First let me say that I am far from an "expert" in Buddhism. However I’ve had an intellectual interest in Buddhism for some time and more recently some practical experience in adopting daily meditation (which has been fantastic but isn’t what I’m going to focus on here).
Bardo is a concept that is particularly integral to Tibetan Buddhism. As Soygal Rinpoche writes in The Tibetan Book of Living and Dying, "the word ‘bardo’ is commonly used to denote the intermediate state between death and rebirth, but in reality bardos are occurring continuously throughout both life and death, and are junctures when the possibility of liberation, or enlightenment, is heightened." In approaching my thinking on composition from this angle, I need to be careful. I don’t want to belittle this important spiritual concept. I also don’t want to appear to be draping some kind of mysticism onto writing (I don’t think of Buddhism in that way, but someone else might).
Anyway, in my view, bardo rests upon the foundation of Buddhism.
- impermanence (anitya)
- no self (anatman)
- no concepts (nirvana)
In each moment the world is made and unmade. This is not a mystical concept. It’s not even about quantum physics. It is simply the observation that in each moment the world changes; birth and dying occur. Moments pass from a virtual future into an irretrievable past. The present moment is a kind of bardo itself, a liminal state between the birth of the future into the present and the death of the present into the past. Indeed Tibet Buddhists refer to life as a kind of bardo.
So things change in constant flux with one another. As such, there is no real self. As Thich Nhat Hanh puts it in The Heart of the Buddha’s Teaching "nonself means that you are made of elements which are not you. During the past hour, different elements have entered you and other elements have flown out of you. Your happiness, in fact your existence, comes from things that are not you." Finally though, we see that even impermanence and nonself are concepts that must be surrendered. One must even let go of "letting go." All these concepts are tools that help us, but in the end they are only tools not reality. Reality is not conceptual and cannot, in the end, be conceptualized.
Perhaps because I come to Buddhism with Derrida and Deleuze in my head, I see it in those terms, particularly in relation to writing. Of course the concept of nonself fits. Of course the idea of impermanence fits with becoming and multiplicity. I also think here about Blanchot and Orpheus in relation to death. But I’ll focus on this one point where Deleuze and Guattari note (in Anti-Oedipus) that "the body without organs is the model of death." Here are a few related passages from this section
The experience of death is the most common of occurrences in the unconscious, precisely because it occurs in life and for life, in every passage or becoming, in every intensity as passage or becoming.
death is what is felt in every felling, what never ceases and never finishes happening in every becoming–in the becoming-another-sex, the becoming-god, the becoming-a-race, etc., forming zones of intensity on the body without organs. Every intensity controls within its own life the experience of death, and evelops it. And it is doubtless the case that every intensity is extinguished at the end, that every becoming itself becomes a becoming-death! (330)
The I continually dies and is reborn in each cycle, impermanent in each moment.

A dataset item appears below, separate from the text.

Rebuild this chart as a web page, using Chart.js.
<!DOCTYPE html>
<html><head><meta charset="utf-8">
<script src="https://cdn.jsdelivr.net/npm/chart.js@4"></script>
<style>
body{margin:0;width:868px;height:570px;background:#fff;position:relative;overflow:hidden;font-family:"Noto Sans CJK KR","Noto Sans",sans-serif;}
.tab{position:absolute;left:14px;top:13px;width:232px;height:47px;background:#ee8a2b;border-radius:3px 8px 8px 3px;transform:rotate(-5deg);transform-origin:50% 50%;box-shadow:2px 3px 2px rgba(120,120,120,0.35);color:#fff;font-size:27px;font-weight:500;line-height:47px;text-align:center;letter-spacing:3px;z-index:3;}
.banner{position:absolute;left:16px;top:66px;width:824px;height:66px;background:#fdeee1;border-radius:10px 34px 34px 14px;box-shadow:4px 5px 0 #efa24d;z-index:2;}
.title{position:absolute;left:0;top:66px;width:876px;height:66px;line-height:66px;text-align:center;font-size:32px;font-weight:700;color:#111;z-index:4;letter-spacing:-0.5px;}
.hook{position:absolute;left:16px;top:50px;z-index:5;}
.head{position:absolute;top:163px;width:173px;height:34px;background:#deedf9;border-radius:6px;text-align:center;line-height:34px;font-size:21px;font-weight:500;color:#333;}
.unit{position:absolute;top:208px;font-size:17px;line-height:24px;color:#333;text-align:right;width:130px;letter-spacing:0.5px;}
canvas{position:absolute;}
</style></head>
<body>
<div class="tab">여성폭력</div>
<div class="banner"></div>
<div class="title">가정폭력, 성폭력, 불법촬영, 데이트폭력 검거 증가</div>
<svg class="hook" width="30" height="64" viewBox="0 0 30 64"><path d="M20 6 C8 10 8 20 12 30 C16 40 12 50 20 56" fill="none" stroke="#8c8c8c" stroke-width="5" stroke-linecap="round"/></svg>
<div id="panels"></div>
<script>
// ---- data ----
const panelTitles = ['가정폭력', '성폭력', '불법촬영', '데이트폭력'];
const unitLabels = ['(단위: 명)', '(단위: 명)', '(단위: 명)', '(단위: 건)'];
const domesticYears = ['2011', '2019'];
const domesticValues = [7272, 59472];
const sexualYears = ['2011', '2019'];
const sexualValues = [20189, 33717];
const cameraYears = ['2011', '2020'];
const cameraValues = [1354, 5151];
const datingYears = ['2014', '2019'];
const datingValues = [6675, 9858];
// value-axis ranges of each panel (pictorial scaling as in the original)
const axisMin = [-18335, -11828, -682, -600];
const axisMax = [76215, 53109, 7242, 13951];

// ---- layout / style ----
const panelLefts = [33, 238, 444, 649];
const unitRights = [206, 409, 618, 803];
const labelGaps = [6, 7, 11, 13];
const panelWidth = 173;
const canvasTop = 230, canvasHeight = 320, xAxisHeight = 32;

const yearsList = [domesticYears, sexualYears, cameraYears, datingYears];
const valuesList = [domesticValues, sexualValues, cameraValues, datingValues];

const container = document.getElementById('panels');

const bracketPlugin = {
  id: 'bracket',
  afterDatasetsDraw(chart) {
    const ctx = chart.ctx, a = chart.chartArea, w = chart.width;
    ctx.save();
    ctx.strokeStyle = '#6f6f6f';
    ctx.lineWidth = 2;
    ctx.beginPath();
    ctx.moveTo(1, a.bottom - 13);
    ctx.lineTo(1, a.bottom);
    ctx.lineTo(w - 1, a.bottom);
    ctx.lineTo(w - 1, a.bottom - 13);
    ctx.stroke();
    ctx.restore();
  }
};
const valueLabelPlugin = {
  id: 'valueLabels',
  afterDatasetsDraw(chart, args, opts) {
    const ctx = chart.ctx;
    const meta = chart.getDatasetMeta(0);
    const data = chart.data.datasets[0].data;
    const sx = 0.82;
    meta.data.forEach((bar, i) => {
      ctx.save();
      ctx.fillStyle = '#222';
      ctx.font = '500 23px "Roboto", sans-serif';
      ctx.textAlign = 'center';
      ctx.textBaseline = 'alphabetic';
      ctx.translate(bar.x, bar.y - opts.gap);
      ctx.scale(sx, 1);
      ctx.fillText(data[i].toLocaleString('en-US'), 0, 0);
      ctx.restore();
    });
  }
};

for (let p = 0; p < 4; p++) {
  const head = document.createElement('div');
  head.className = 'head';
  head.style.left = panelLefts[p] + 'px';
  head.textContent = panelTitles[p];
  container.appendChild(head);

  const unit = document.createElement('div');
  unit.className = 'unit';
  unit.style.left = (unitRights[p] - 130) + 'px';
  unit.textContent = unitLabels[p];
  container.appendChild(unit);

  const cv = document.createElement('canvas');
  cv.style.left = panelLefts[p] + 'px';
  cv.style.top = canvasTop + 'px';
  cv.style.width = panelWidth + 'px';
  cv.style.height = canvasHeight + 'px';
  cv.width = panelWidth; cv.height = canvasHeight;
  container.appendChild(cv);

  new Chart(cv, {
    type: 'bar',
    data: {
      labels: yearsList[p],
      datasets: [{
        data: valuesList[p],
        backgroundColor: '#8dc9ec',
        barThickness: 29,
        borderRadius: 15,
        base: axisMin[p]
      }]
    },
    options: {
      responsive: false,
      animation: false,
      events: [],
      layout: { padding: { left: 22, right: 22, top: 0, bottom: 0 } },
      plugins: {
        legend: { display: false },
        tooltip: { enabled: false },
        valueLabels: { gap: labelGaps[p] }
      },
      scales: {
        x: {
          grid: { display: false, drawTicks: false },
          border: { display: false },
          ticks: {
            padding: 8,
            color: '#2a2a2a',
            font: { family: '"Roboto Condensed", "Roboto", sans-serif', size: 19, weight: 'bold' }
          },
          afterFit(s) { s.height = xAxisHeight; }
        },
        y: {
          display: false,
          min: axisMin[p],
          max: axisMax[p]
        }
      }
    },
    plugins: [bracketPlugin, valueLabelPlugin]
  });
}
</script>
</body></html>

Writing, as a machine, also lies outside of the self and its concepts. When we seek, logocentricly I suppose, to assert ourselves and our ideas or concepts as permanent entities, to extend the permanence of our presence in time/space, we come in direct conflict with these conditions.
But what does all this have to do with composition? Everything, of course. Before you have a theory of composition you need a theory of … well…. composition. That is, writing is just one category of items that are subject to a more generally concept of composition. If we think about the composition of the world, our selves, and our minds in these terms, then by extension we must rethink the composition of media/writing.

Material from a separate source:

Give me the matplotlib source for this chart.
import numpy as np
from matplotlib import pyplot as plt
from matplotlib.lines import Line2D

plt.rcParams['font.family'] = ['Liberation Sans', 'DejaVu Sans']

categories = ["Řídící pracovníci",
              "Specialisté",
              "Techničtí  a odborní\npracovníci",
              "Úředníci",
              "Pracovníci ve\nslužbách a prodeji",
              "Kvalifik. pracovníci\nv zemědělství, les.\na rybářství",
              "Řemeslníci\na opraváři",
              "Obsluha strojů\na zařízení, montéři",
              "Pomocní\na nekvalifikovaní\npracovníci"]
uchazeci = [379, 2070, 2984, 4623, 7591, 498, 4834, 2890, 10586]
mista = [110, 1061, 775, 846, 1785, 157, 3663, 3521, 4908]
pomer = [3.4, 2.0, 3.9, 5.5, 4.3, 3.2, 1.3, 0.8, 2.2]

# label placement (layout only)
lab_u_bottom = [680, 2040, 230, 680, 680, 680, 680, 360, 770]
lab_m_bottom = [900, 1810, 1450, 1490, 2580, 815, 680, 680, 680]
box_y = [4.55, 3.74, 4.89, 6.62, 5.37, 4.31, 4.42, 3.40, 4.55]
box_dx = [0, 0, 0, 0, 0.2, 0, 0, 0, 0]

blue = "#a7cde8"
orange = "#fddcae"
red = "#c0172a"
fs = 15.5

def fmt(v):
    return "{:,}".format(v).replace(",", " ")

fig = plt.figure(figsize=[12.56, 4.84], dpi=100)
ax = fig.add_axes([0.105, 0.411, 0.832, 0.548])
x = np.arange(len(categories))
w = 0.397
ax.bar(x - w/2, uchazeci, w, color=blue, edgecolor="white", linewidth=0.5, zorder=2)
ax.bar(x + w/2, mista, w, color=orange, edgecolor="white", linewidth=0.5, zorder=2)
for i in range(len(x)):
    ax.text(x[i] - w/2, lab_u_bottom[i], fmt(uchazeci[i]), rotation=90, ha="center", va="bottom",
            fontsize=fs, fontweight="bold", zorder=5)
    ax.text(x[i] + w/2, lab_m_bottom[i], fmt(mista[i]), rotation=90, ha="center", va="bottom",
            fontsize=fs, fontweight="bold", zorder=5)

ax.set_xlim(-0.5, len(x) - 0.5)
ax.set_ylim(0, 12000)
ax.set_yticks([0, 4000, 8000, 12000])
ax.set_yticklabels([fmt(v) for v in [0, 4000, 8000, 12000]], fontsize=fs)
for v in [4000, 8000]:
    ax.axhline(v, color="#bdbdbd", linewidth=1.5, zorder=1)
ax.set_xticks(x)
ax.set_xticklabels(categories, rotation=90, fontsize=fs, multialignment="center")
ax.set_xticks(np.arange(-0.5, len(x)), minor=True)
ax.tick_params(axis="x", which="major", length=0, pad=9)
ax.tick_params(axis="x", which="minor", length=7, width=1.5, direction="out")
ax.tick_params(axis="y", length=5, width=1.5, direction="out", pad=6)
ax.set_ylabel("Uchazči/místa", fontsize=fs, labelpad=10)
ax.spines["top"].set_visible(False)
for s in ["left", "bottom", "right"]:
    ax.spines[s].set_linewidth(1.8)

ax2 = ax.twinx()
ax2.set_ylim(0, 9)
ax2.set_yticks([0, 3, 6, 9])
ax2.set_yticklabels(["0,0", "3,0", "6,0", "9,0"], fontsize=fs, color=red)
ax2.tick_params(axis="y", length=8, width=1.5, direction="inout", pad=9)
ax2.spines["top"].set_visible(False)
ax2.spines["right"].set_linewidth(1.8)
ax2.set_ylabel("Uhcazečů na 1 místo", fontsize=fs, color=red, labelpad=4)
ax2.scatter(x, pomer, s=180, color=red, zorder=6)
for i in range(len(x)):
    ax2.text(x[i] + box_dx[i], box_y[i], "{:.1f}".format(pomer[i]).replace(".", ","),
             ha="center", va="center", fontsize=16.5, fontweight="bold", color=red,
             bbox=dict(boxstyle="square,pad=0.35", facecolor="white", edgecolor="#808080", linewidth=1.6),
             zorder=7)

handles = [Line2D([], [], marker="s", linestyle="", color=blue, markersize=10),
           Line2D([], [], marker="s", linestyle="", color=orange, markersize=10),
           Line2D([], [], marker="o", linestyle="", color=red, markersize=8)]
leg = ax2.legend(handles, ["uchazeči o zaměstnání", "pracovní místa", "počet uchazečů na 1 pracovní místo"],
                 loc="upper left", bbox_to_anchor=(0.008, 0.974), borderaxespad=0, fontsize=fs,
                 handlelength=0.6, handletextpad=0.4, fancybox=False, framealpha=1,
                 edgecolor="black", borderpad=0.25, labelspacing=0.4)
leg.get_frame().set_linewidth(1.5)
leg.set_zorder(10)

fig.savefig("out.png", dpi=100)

Here I turn in part to Blanchot and the idea of insouciance in his treatment of Orpheus. The danger here lies in trying to rediscover or hold onto an origin, to fix the meaning of the composition. Instead one must turn away, with insouciance. If compositions are impermanent, then we look at them differently. Look at whatever it is you are writing today: what will it look like in 100 years? a thousand? Eventually all things fade away, but at the same time they carry on, transformed, mutated. Impermanence is not a cause for sadness for writers! It is a cause for celebration. If the world were not impermanent, we would be unable to compose anything new.
A few weeks back I wrote a post wondering why writing made me such a jerk. And I’m starting to get an answer to that question, I think. Writing causes me suffering when I attach so much to it, when I try to control it. This is not a call to just let it all go or give up "rigor" or whatever. It’s a reminder (to myself first of all) to remember that composition is impermanent; that it neither begins nor ends here; that my "self" as an author is just a concept in this space; and most of all that writing can only take place in the bardo of the present moment.
Interestingly in meditation one seeks to focus one’s attention on the present moment, to see what is here, now. And yet, ironically, there is no other place we can be, so we try hard to find the present moment when we are inescapably in it. I think the "bardo of composition" suggests something similar. It is also inescapable. Yet we are called upon to pay attention to the composition of our thoughts, to their articulation in language and formation into text or media.